KESETARAAN LAKI-LAKI DAN PEREMPUAN
Doa Pembuka
Allah Bapa Yang Mahabaik, Engkau
menciptakan kami sebagai laki-laki dan perempuan, semartabat, secitra, dan
sederajat. Sekalipun kami memiliki kekhasan dan perbedaan, Engkau tetap
menghendaki kami bersatu dan saling melengkapi. Engkau mencintai kami dan
memanggil kami untuk senantiasa saling membantu dan mengembangkan, sehingga
kami semakin sempurna.

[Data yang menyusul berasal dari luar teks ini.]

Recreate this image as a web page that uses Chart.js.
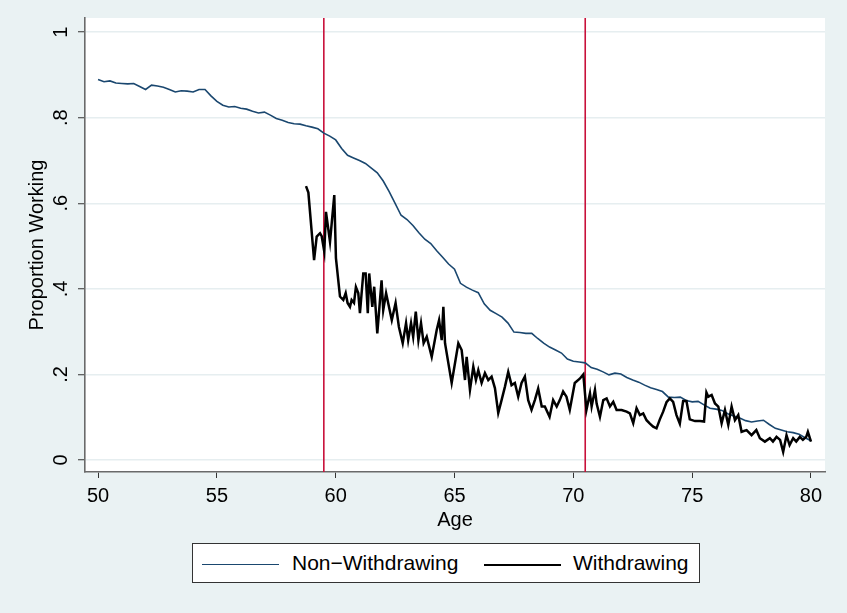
<!DOCTYPE html>
<html>
<head>
<meta charset="utf-8">
<script src="https://cdn.jsdelivr.net/npm/chart.js@4.4.1/dist/chart.umd.min.js"></script>
<style>
  html, body { margin: 0; padding: 0; background: #eaf2f3; }
  #wrap { position: relative; width: 847px; height: 613px; }
  #chart { position: absolute; left: 0; top: 0; }
  #legend {
    position: absolute; left: 192px; top: 543px; width: 506px; height: 38px;
    background: #fff; border: 1px solid #333;
    font-family: "Liberation Sans", Arial, sans-serif; font-size: 21px; color: #000;
  }
  .sw { position: absolute; top: 20px; }
  .lb { position: absolute; top: 7px; white-space: nowrap; }
</style>
</head>
<body>
<div id="wrap">
  <canvas id="chart" width="847" height="613"></canvas>
  <div id="legend">
    <div class="sw" style="left:9px;width:77px;border-top:1.6px solid #1a476f;"></div>
    <div class="lb" style="left:99px;">Non−Withdrawing</div>
    <div class="sw" style="left:291px;width:77px;border-top:2.5px solid #000;margin-top:-0.5px;"></div>
    <div class="lb" style="left:380px;">Withdrawing</div>
  </div>
</div>
<script>
// Non-withdrawing: proportion working, one value per quarter year from age 50 to 80
const nonWithdrawStart = 50;
const nonWithdrawStep = 0.25;
const nonWithdrawValues = [
  .889, .884, .886, .881, .880, .879, .880, .873, .866, .876,
  .874, .871, .866, .860, .863, .862, .860, .866, .866, .851,
  .838, .829, .825, .826, .822, .820, .815, .811, .813, .806,
  .798, .794, .789, .786, .785, .781, .778, .774, .764, .757,
  .748, .728, .712, .706, .700, .693, .682, .671, .652, .627,
  .600, .572, .562, .548, .531, .516, .506, .489, .474, .458,
  .446, .413, .404, .397, .391, .365, .350, .342, .334, .320,
  .299, .298, .296, .296, .284, .273, .264, .257, .250, .236,
  .231, .229, .227, .216, .212, .206, .199, .203, .201, .193,
  .187, .182, .175, .169, .165, .160, .147, .146, .147, .139,
  .136, .137, .129, .121, .119, .116, .108, .103, .098, .092,
  .089, .091, .093, .083, .074, .070, .066, .064, .060, .052,
  .045
];

// Withdrawing: ages and proportion working
const withdrawAges = [
  58.75, 58.85, 59.09, 59.20, 59.34, 59.41, 59.52, 59.59, 59.76, 59.94,
  60.01, 60.18, 60.32, 60.42, 60.50, 60.60, 60.67, 60.77, 60.85, 60.95,
  61.02, 61.16, 61.26, 61.35, 61.41, 61.54, 61.62, 61.75, 61.93, 62.00,
  62.12, 62.36, 62.52, 62.66, 62.82, 62.96, 63.05, 63.17, 63.26, 63.37,
  63.48, 63.59, 63.70, 63.83, 64.04, 64.25, 64.35, 64.46, 64.53, 64.60,
  64.88, 65.16, 65.30, 65.44, 65.51, 65.65, 65.79, 65.90, 66.00, 66.14,
  66.28, 66.42, 66.56, 66.70, 66.84, 66.98, 67.12, 67.26, 67.40, 67.54,
  67.68, 67.82, 67.96, 68.10, 68.24, 68.38, 68.52, 68.67, 68.80, 69.00,
  69.15, 69.30, 69.43, 69.57, 69.71, 69.85, 70.06, 70.27, 70.42, 70.55,
  70.70, 70.77, 70.91, 70.98, 71.12, 71.26, 71.40, 71.54, 71.68, 71.82,
  72.03, 72.24, 72.38, 72.52, 72.66, 72.80, 72.94, 73.08, 73.22, 73.36,
  73.50, 73.64, 73.78, 73.92, 74.06, 74.20, 74.34, 74.48, 74.62, 74.76,
  74.90, 75.12, 75.33, 75.50, 75.60, 75.68, 75.82, 75.96, 76.10, 76.24,
  76.38, 76.52, 76.66, 76.80, 76.94, 77.08, 77.29, 77.50, 77.70, 77.85,
  78.06, 78.27, 78.40, 78.55, 78.70, 78.83, 78.97, 79.10, 79.25, 79.38,
  79.53, 79.66, 79.80, 79.87, 80.00
];
const withdrawValues = [
  .640, .625, .467, .522, .530, .523, .487, .580, .510, .619,
  .472, .382, .374, .390, .367, .358, .374, .367, .404, .390,
  .343, .436, .436, .343, .436, .358, .405, .296, .420, .350,
  .390, .327, .367, .311, .273, .320, .280, .320, .288, .347,
  .280, .320, .273, .288, .241, .304, .327, .280, .358, .273,
  .180, .273, .257, .187, .241, .164, .218, .187, .210, .180,
  .203, .187, .195, .168, .110, .140, .171, .206, .175, .180,
  .148, .180, .195, .140, .117, .140, .167, .125, .125, .101,
  .140, .125, .140, .160, .148, .117, .180, .190, .200, .117,
  .156, .125, .164, .132, .101, .140, .144, .125, .136, .117,
  .117, .113, .109, .086, .121, .105, .109, .093, .085, .078,
  .074, .095, .113, .135, .144, .136, .105, .085, .138, .138,
  .095, .091, .091, .090, .158, .148, .152, .132, .125, .086,
  .117, .082, .125, .093, .105, .066, .070, .058, .070, .051,
  .043, .051, .043, .054, .047, .019, .058, .035, .051, .043,
  .054, .047, .054, .066, .043
];

// reference lines and axis ticks
const cutoffAges = [59.5, 70.5];
const xTickValues = [50, 55, 60, 65, 70, 75, 80];
const yTickValues = [0, 0.2, 0.4, 0.6, 0.8, 1];
const yTickLabels = ['0', '.2', '.4', '.6', '.8', '1'];

const X_MIN = 49.45, X_MAX = 80.59;
const Y_MIN = -0.028, Y_MAX = 1.033;
const FONT = '"Liberation Sans", Arial, sans-serif';

const nonWithdrawPts = nonWithdrawValues.map((v, i) => ({ x: nonWithdrawStart + i * nonWithdrawStep, y: v }));
const withdrawPts = withdrawValues.map((v, i) => ({ x: withdrawAges[i], y: v }));

const cutoffSets = cutoffAges.map(a => ({
  data: [{ x: a, y: Y_MIN }, { x: a, y: Y_MAX }],
  borderColor: '#c8103a',
  borderWidth: 1.6,
  pointRadius: 0,
  order: 3
}));

const plotBg = {
  id: 'plotBg',
  beforeDraw(chart) {
    const { ctx, chartArea: a } = chart;
    ctx.save();
    ctx.fillStyle = '#ffffff';
    ctx.fillRect(a.left, a.top, a.right - a.left, a.bottom - a.top);
    ctx.restore();
  }
};

// rotated y tick labels, as Stata draws them
const yLabels = {
  id: 'yLabels',
  afterDraw(chart) {
    const { ctx } = chart;
    const y = chart.scales.y;
    ctx.save();
    ctx.fillStyle = '#000';
    ctx.font = '20px ' + FONT;
    ctx.textAlign = 'center';
    ctx.textBaseline = 'alphabetic';
    yTickValues.forEach((v, i) => {
      ctx.save();
      ctx.translate(67, y.getPixelForValue(v));
      ctx.rotate(-Math.PI / 2);
      ctx.fillText(yTickLabels[i], 0, 0);
      ctx.restore();
    });
    ctx.restore();
  }
};

new Chart(document.getElementById('chart'), {
  type: 'line',
  data: {
    datasets: [
      { label: 'Non−Withdrawing', data: nonWithdrawPts, borderColor: '#1a476f', borderWidth: 1.6, pointRadius: 0, order: 2 },
      { label: 'Withdrawing', data: withdrawPts, borderColor: '#000000', borderWidth: 2.5, pointRadius: 0, order: 1 },
      ...cutoffSets
    ]
  },
  options: {
    responsive: false,
    animation: false,
    layout: { padding: { left: 0, right: 22, top: 18, bottom: 71 } },
    plugins: { legend: { display: false }, tooltip: { enabled: false } },
    elements: { line: { tension: 0 } },
    scales: {
      x: {
        type: 'linear', min: X_MIN, max: X_MAX,
        afterBuildTicks: s => { s.ticks = xTickValues.map(v => ({ value: v })); },
        afterFit: s => { s.height = 70; },
        border: { display: true, color: '#6a6a6a', width: 1.6 },
        grid: { drawOnChartArea: false, drawTicks: true, tickLength: 6, tickColor: '#333', tickWidth: 1 },
        ticks: { color: '#000', font: { family: FONT, size: 20 }, padding: 6, maxRotation: 0, autoSkip: false },
        title: { display: true, text: 'Age', color: '#000', font: { family: FONT, size: 20 }, padding: { top: 0, bottom: 10 } }
      },
      y: {
        type: 'linear', min: Y_MIN, max: Y_MAX,
        afterBuildTicks: s => { s.ticks = yTickValues.map(v => ({ value: v })); },
        afterFit: s => { s.width = 85; },
        border: { display: true, color: '#6a6a6a', width: 1.6 },
        grid: { color: '#e6eef0', lineWidth: 1.5, drawTicks: true, tickLength: 7, tickColor: '#333', tickWidth: 1 },
        ticks: { display: false },
        title: { display: true, text: 'Proportion Working', color: '#000', font: { family: FONT, size: 20 }, padding: { top: 25, bottom: 0 } }
      }
    }
  },
  plugins: [plotBg, yLabels]
});
</script>
</body>
</html>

Berkatilah kami, ya Tuhan, supaya kami tidak kenal lelah
selalu mengusahakan yang terbaik dan menjunjung martabat satu sama lain sesuai
dengan kehendak-Mu.
Amin.
Langkah Pertama: Mendalami Kasus Bagaimana Mengajarkan Kesetaraan
di Tengah Keluarga
1. Guru
membuka dialog dengan peserta didik berkaitan dengan apa yang diingat dalam
pelajaran atau tentang penugasan sebelumnya, misalnya adakah kesulitan dalam
membuat rencana untuk pengembangan diri jangka pendek dan rencana jangka
panjang? Bagaimana program itu akan dilaksanakan? Dan lain-lain.
2. Guru
menyampaikan materi pembelajaran saat ini yakni “Kesetaraan Pria dan Wanita”.
Berkaitan dengan materi ini, guru dapat membangkitkan motivasi peserta didik
dengan beberapa pertanyaan, misalnya: Bagaimana kedudukan laki-laki dan
perempuan dalam masyarakat kita? Bentuk-bentuk perendahan martabat kaum
perempuan seperti apakah yang sering terjadi dalam masyarakat? Mengapa hal itu
bisa terjadi? Nah, untuk mendalami persoalan tersebut marilah kita baca dan
merenungkan artikel berikut ini:
Ajarkan Kesetaraan pada Anak di
Keluarga dengan Bermain Peran
Reporter:
Antara Editor: Mitra Tarigan
Jumat,
3 Juli 2020 19:43 WIB
TEMPO.CO,
Jakarta−Deputi Tumbuh Kembang Anak Kementerian Pemberdayaan Perempuan dan
Perlindungan Anak (KPPPA), Lenny N Rosalin mengatakan anak perlu dididik
kesetaraan gender antara laki-laki dan perempuan sejak dini. “Usia di bawah
enam tahun adalah golden age ketika pertumbuhan dan perkembangan anak sangat
pesat dan tidak bisa digantikan pada masa mendatang,” kata Lenny dalam seminar
daring yang diikuti di Jakarta, Jumat 3 Juli 2020.
Lenny
mengatakan keluarga dan orang tua adalah tempat pertama dan utama bagi anak
mendapatkan pendidikan. Anak belajar dengan melihat apa yang dilakukan orang
tua dan menirunya, sehingga orang tua berperan sebagai guru pada usia awal
anak.
Karena
itu, untuk mengajarkan kesetaraan kepada anak sejak dini, orang tua harus
membangun kesetaraan dalam keluarga dengan memberikan akses dan partisipasi
yang setara bagi suami, istri, dan anak, serta memastikan keputusan diputuskan
bersama oleh suami dan istri.
“Orang
tua dan keluarga juga harus memastikan kesetaraan antara anak laki-laki dan
perempuan dalam berbagai hal. Misalnya di bidang pendidikan, jangan membedakan
antara anak laki-laki dan perempuan,” katanya.
Kesetaraan
dalam keluarga bisa dibangun dengan mengembangkan perilaku, sikap dan komitmen
sebagai atribut perempuan dan laki-laki yang bisa diterima. “Pengenalan gender
kepada anak harus ditanamkan sejak dini. Pembelajaran mengenai kesetaraan
gender merupakan tanggung jawab orang tua di rumah,” katanya.
Kesetaraan
gender bisa diajarkan melalui kegiatan bermain peran. Anak-anak berhak
menentukan peran apa yang dia inginkan.
Saat
bermain, orang tua jangan membatasi peran tertentu lebih pantas untuk laki-laki
atau perempuan. Semua orang berhak bekerja menjadi apa yang dia inginkan.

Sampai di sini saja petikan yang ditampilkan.